"Publishing is broken. Sales are low, there’s no money, and deadlines and delays are a headache. You have three months to sell a book and then it’s obsolete. Last year, I realized all the pieces were there finally for publishing e-books."So tells Net publisher Adam Engst to Wired News. Engst thinks he has found a way to make money from the 50,000 readers of his free TidBITS newsletter. Engst finds bright technical writers to pen timely, helpful and cheap ($5-$10) Mac guides called the Take Control eBook Series. So far he has sold 20,000 copies of his most popular edition, Upgrading to Panther.

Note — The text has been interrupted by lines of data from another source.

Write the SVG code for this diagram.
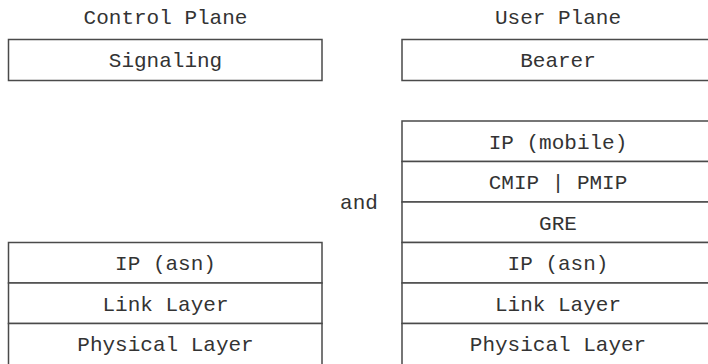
<svg xmlns="http://www.w3.org/2000/svg" width="708" height="364" viewBox="0 0 708 364">
<style>
  .box { fill: #fff; stroke: #4a4a4a; stroke-width: 1.5; }
  text { font-family: "Liberation Mono", "DejaVu Sans Mono", monospace; font-size: 21px; fill: #333; text-anchor: middle; }
</style>
<rect width="708" height="364" fill="#fff"/>
<g id="title-control"><text x="165.5" y="24">Control Plane</text></g>
<g id="title-user"><text x="558" y="24">User Plane</text></g>
<g id="signaling"><rect class="box" x="8.5" y="39.5" width="313.5" height="41"/><text x="165.5" y="67">Signaling</text></g>
<g id="bearer"><rect class="box" x="402" y="39.5" width="312" height="41"/><text x="558" y="67">Bearer</text></g>
<g id="ip-asn-left"><rect class="box" x="8.5" y="242.5" width="313.5" height="40.5"/><text x="165.5" y="270">IP (asn)</text></g>
<g id="link-left"><rect class="box" x="8.5" y="283" width="313.5" height="40.5"/><text x="165.5" y="310.5">Link Layer</text></g>
<g id="phys-left"><rect class="box" x="8.5" y="323.5" width="313.5" height="45"/><text x="165.5" y="351">Physical Layer</text></g>
<g id="and"><text x="359" y="209">and</text></g>
<g id="ip-mobile"><rect class="box" x="402" y="121" width="312" height="40.5"/><text x="558" y="148.5">IP (mobile)</text></g>
<g id="cmip-pmip"><rect class="box" x="402" y="161.5" width="312" height="40.5"/><text x="558" y="189">CMIP | PMIP</text></g>
<g id="gre"><rect class="box" x="402" y="202" width="312" height="40.5"/><text x="558" y="229.5">GRE</text></g>
<g id="ip-asn-right"><rect class="box" x="402" y="242.5" width="312" height="40.5"/><text x="558" y="270">IP (asn)</text></g>
<g id="link-right"><rect class="box" x="402" y="283" width="312" height="40.5"/><text x="558" y="310.5">Link Layer</text></g>
<g id="phys-right"><rect class="box" x="402" y="323.5" width="312" height="45"/><text x="558" y="351">Physical Layer</text></g>
<g id="connectors"></g>
</svg>
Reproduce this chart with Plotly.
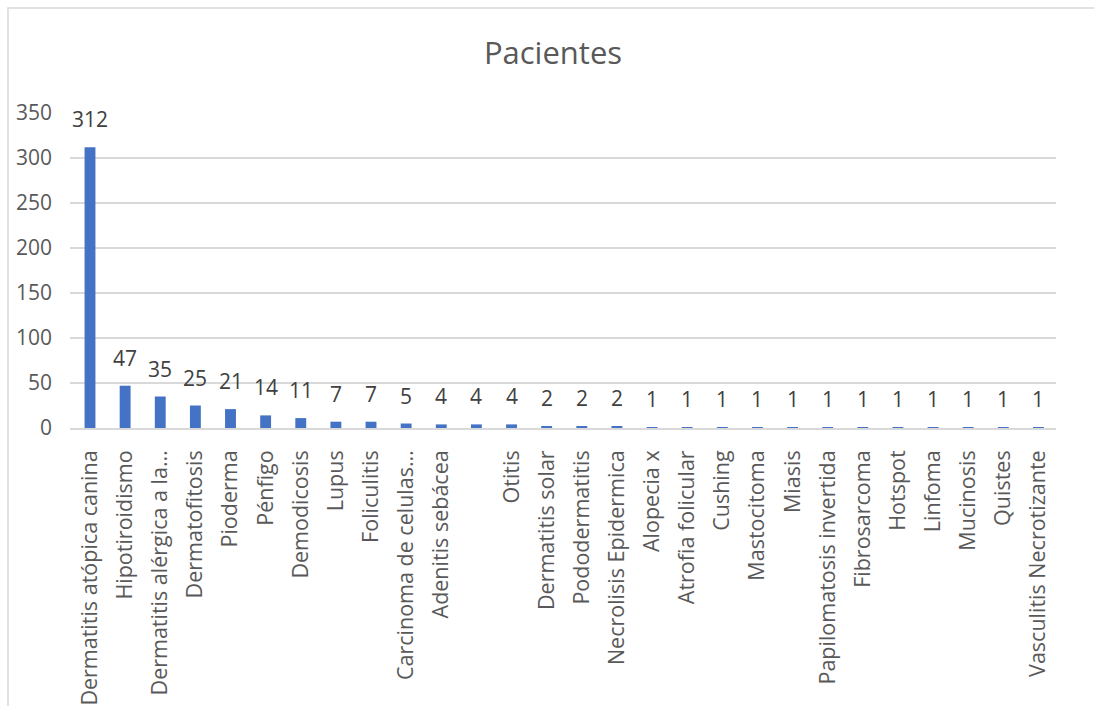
import plotly.graph_objects as go

categories = [
    "Dermatitis atópica canina", "Hipotiroidismo", "Dermatitis alérgica a la…",
    "Dermatofitosis", "Pioderma", "Pénfigo", "Demodicosis", "Lupus", "Foliculitis",
    "Carcinoma de celulas…", "Adenitis sebácea", " ", "Otitis", "Dermatitis solar",
    "Pododermatitis", "Necrolisis Epidermica", "Alopecia x", "Atrofia folicular",
    "Cushing", "Mastocitoma", "Miasis", "Papilomatosis invertida", "Fibrosarcoma",
    "Hotspot", "Linfoma", "Mucinosis", "Quistes", "Vasculitis Necrotizante",
]
values = [312, 47, 35, 25, 21, 14, 11, 7, 7, 5, 4, 4, 4, 2, 2, 2,
          1, 1, 1, 1, 1, 1, 1, 1, 1, 1, 1, 1]
y_ticks = [0, 50, 100, 150, 200, 250, 300, 350]

FONT = "Open Sans"
W, H = 1094, 706
ML, MR, MT, MB = 70, 38, 113, 278
pw, ph = W - ML - MR, H - MT - MB

fig = go.Figure()
fig.add_trace(go.Bar(
    x=categories, y=values, marker_color="#4472C4",
    marker_line_width=0, hoverinfo="x+y",
))

annotations = [
    dict(x=c, y=v, xref="x", yref="y", text=str(v), showarrow=False,
         yanchor="bottom", yshift=12,
         font=dict(family=FONT, size=21, color="#404040"))
    for c, v in zip(categories, values)
]

def px_x(p):
    return (p - ML) / pw

def px_y(p):
    return (H - MB - p) / ph

fig.update_layout(
    width=W, height=H,
    margin=dict(l=ML, r=MR, t=MT, b=MB, autoexpand=False),
    paper_bgcolor="white", plot_bgcolor="white",
    bargap=0.69,
    showlegend=False,
    font=dict(family=FONT, color="#595959"),
    title=dict(text="Pacientes", x=553 / W, xanchor="center",
               y=1 - 53 / H, yanchor="middle", xref="container", yref="container",
               font=dict(family=FONT, size=31, color="#595959")),
    xaxis=dict(
        type="category", tickangle=-90, showgrid=False,
        showline=True, linecolor="#D9D9D9", linewidth=1.5,
        ticks="", ticklabelstandoff=12, automargin=False,
        tickfont=dict(family=FONT, size=21.5, color="#595959"),
    ),
    yaxis=dict(
        range=[0, 350], tickvals=y_ticks, showgrid=True,
        gridcolor="#D9D9D9", gridwidth=1.5, zeroline=False,
        showline=False, ticks="", ticklabelstandoff=17, automargin=False,
        tickfont=dict(family=FONT, size=21, color="#595959"),
    ),
    annotations=annotations,
    shapes=[dict(type="rect", xref="paper", yref="paper",
                 x0=px_x(8), x1=px_x(W + 20), y0=px_y(H + 20), y1=px_y(8),
                 line=dict(color="#D9D9D9", width=1.5), layer="below")],
)

fig.write_html("out.html")
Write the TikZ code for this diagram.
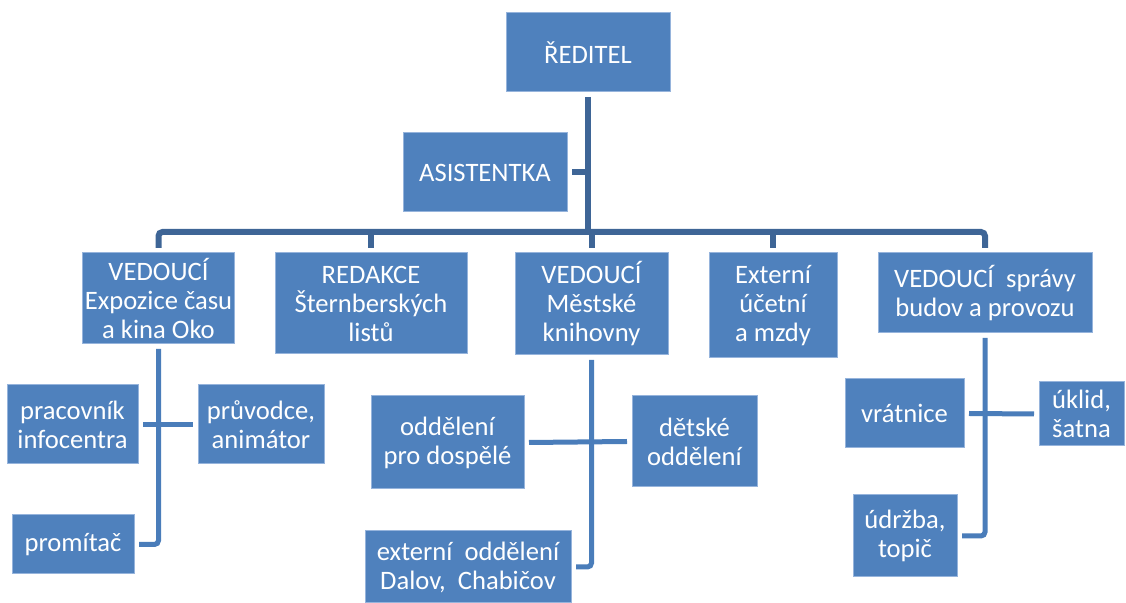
\documentclass[tikz,border=0pt]{standalone}
\usepackage{fontspec}
\setmainfont{Carlito}
\usetikzlibrary{positioning, calc}

\definecolor{boxblue}{RGB}{79,129,189}
\definecolor{boxedge}{RGB}{150,180,220}
\definecolor{busblue}{RGB}{62,101,150}
\definecolor{linkblue}{RGB}{74,125,186}

\begin{document}
\begin{tikzpicture}[
        x=0.5pt, y=-0.5pt,
        % --- STYLY ---
        % 1. Boxy organizace: modrá výplň, bílé písmo
        unit/.style={
                draw=boxedge,
                line width=0.5pt,
                fill=boxblue,
                text=white,
                align=center,
                inner sep=1pt,
                outer sep=2.5pt,
                font=\fontsize{13.3}{14.5}\selectfont
            },
        % 2. Hlavní sběrnice pod ředitelem
        busline/.style={
                draw=busblue,
                line width=3pt,
                rounded corners=2pt
            },
        % 3. Spoje k podřízeným
        subline/.style={
                draw=linkblue,
                line width=2.5pt,
                rounded corners=2pt
            }
    ]
    \useasboundingbox (0,0) rectangle (1126,603);

    % 1. Vedení
    \node[unit, minimum width=82pt, minimum height=39.5pt] (reditel) at (588,52.5) {ŘEDITEL};
    \node[unit, minimum width=82pt, minimum height=39.5pt] (asist) at (485,172.5) {ASISTENTKA};

    % 2. Vedoucí a útvary
    \node[unit, minimum width=75.5pt, minimum height=45.5pt] (expo) at (158.5,298.5) {VEDOUCÍ\\Expozice času\\a kina Oko};
    \node[unit, minimum width=96pt, minimum height=50.5pt] (redakce) at (371,303.5) {REDAKCE\\Šternberských\\listů};
    \node[unit, minimum width=76.5pt, minimum height=51pt] (knihovna) at (591.5,304) {VEDOUCÍ\\Městské\\knihovny};
    \node[unit, minimum width=64pt, minimum height=52.5pt] (ucetni) at (773,305.5) {Externí\\účetní\\a mzdy};
    \node[unit, minimum width=107pt, minimum height=40pt] (sprava) at (985,293) {VEDOUCÍ~ správy\\budov a provozu};

    % 3. Podřízení
    \node[unit, minimum width=65.5pt, minimum height=39.5pt] (infocentrum) at (72.5,424.5) {pracovník\\infocentra};
    \node[unit, minimum width=63pt, minimum height=39.5pt] (pruvodce) at (261,424.5) {průvodce,\\animátor};
    \node[unit, minimum width=61pt, minimum height=29.5pt] (promitac) at (73,544.5) {promítač};
    \node[unit, minimum width=76.5pt, minimum height=46.5pt] (dospeli) at (447.5,442.5) {oddělení\\pro dospělé};
    \node[unit, minimum width=62.5pt, minimum height=45.5pt] (detske) at (694.5,441.5) {dětské\\oddělení};
    \node[unit, minimum width=103pt, minimum height=36pt] (pobocky) at (468,567) {externí~ oddělení\\Dalov,~ Chabičov};
    \node[unit, minimum width=59.5pt, minimum height=34.5pt] (vratnice) at (904.5,413.5) {vrátnice};
    \node[unit, minimum width=42.5pt, minimum height=32pt] (uklid) at (1081.5,414) {úklid,\\šatna};
    \node[unit, minimum width=52pt, minimum height=41pt] (udrzba) at (905,536) {údržba,\\topič};

    % 4. Sběrnice
    \coordinate (bus) at (reditel.south |- 0,232);
    \draw[busline] (reditel.south) -- (bus);
    \draw[busline] (asist.east) -- (asist.east -| reditel.south);
    \draw[busline] (expo.north) |- (bus) -| (sprava.north);
    \foreach \n in {redakce, knihovna, ucetni}
        \draw[busline] (\n.north) -- (\n.north |- bus);

    % 5. Spoje pod vedoucími
    \draw[subline] (expo.south) |- (promitac.east);
    \draw[subline] (infocentrum.east) -- (pruvodce.west);
    \draw[subline] (knihovna.south) |- (pobocky.east);
    \draw[subline] (dospeli.east) -- (detske.west);
    \draw[subline] (sprava.south) |- (udrzba.east);
    \draw[subline] (vratnice.east) -- (uklid.west);

\end{tikzpicture}
\end{document}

Of particular interest is Engst’s reasonable approach to copy protection:
None of the books has any kind of copy protection, though Adobe’s PDF format contains various digital-rights management mechanisms. “It’s not worth doing it all, because it just causes problems."
And the online publishing floodgates seemed poised to burst. While the market for e-books is tiny – $12 million to $15 million annually, it’s expected to grow at 30 to 50 percent. In comparison, the print book market has flat-lined.
"It’s(eBooks) the fastest-growing part of our business. We’re sanguine. There’s a lot of opportunities. It’s an exciting time if you’re creative.” says Tim O’Reilly
It seems like something news or magazine sites should seriously consider.